Financial markets are signaling that investors have lost faith in central banks' ability to support the global economy. US
stocks joined a rout that has global equities poised to enter a bear
market, as investors ignored Janet Yellen's signal that the Federal
Reserve won't rush to raise rates in the face of market turmoil. A
selloff renewed in risk assets from bank shares to crude oil &
emerging-market currencies. Lenders led European stocks toward their
lowest since Oct 2013. The ¥ leaped to its highest
in more than a year. Major sovereign bond markets rallied, pushing
10-year Treasury yields below 1.6% & gold rose beyond $1200.
Signals
by central banks from Europe to Japan that additional stimulus is at
the ready are failing to ease investor concern that global growth will
keep slowing. Yellen suggested that the central
bank might delay, but not abandon, planned interest-rate increases in
response to recent turmoil in financial markets. The
MSCI All-Country World Index fell 1% in NY,
extending its slide from an all-time high in May toward 20%. A
close below that level would meet the common definition of a bear market
in the biggest retreat from risk since the sovereign debt crisis in
2011. The S&P 500 dropped 1.3%,
heading for a 5th straight decline in the longest slide since
Sep. The index has plunged more than 10% this year &
trades at the lowest level since 2014. The gauge rose as much as 1.5% yesterday amid Yellen's comments only to finish lower.
Claims for unemployment benefits in the US declined to a 7-week low as hiring managers demonstrated confidence in the outlook
after temporary adjustments around the holidays. Jobless claims
dropped 16K to 269K, according to the Labor
Dept. The forecast called for 280K. With staffing additions probably
slowing this year as the labor market makes it tougher to attract
skilled workers, employers are showing little appetite to reduce
headcounts. A muted level of dismissals shows sales are holding up for
companies even as the global economy & financial markets weaken.
The 4-week average of claims, a less-volatile measure than the weekly figure, fell to 281K from 284K in the prior week. The
number continuing to receive jobless benefits dropped by
21K to 2.24M & the unemployment rate
among people eligible for benefits fell to 1.6% from 1.7%. Claims
since Mar have held below the 300K level that is consistent with strength in the job market.
Oil extended losses to trade near a 12-year low as crude stockpiles expanded to a record even as
nationwide supplies slipped. West Texas Intermediate fell as much
as 4.5% after dropping 15% the previous 5 sessions.

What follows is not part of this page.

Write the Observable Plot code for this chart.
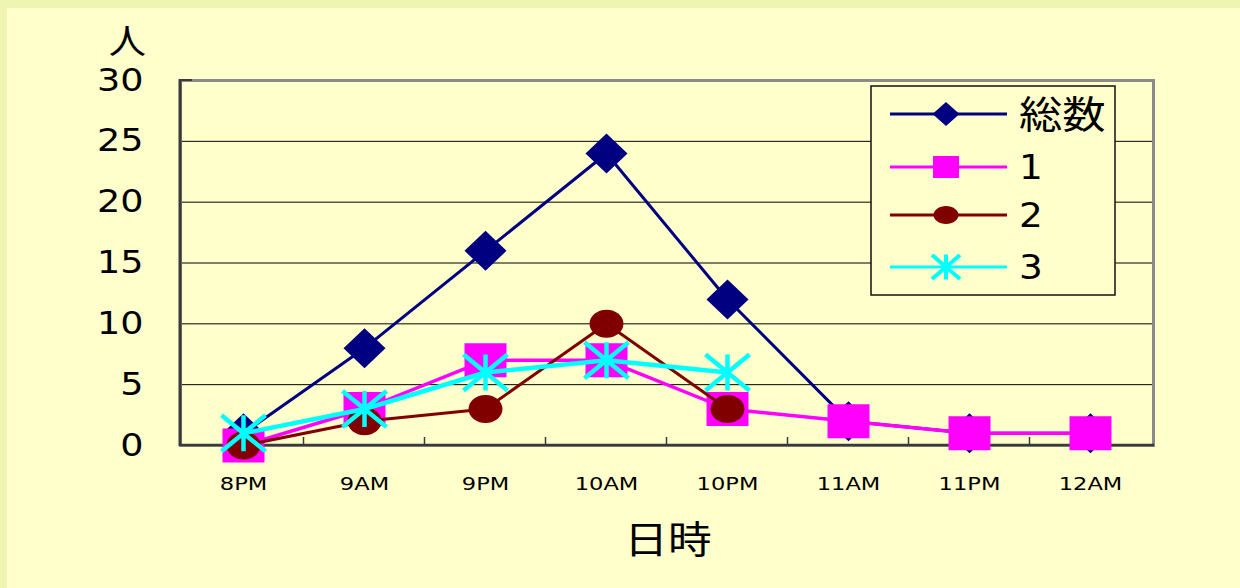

Inventories at Cushing, Oklahoma,
increased 523K barrels to 64.7M last week. The site has a working capacity of 73M barrels.
Oil
is down 28% this year on speculation a global glut will persist
as Iranian exports increase after the removal of sanctions & US
crude inventories remain swollen. The nation's stockpiles are still more
than 130M barrels above the 5-year average, even after
dropping 754K barrels. Traders are looking again at using supertankers as temporary storage facilities
to profit from the contango, when prices of oil for delivery today are
lower than those in future months. The difference between WTI futures
for Mar delivery & for one year later was $12.04 a barrel, the
highest in almost a year. US
crude production declined 28K barrels a day to 9.19M a day
thru Feb 5, dropping for a 3rd week, according to the EIA. Imports fell 14% to 7.12M barrels a day, the
biggest decrease since Dec 2014.
This is another ugly day in the global markets, nothing is going right. Dow is down a massive 1.8K YTD, a more than 10% retreat this year alone. Central banks are powerless to stop this decline. Oil is directing this market decline with no end in sight for this bear market. Meanwhile Treasuries & gold are in rally mode. The yield on the 10 year Treasury is close to its record low & gold is at a 1 year high!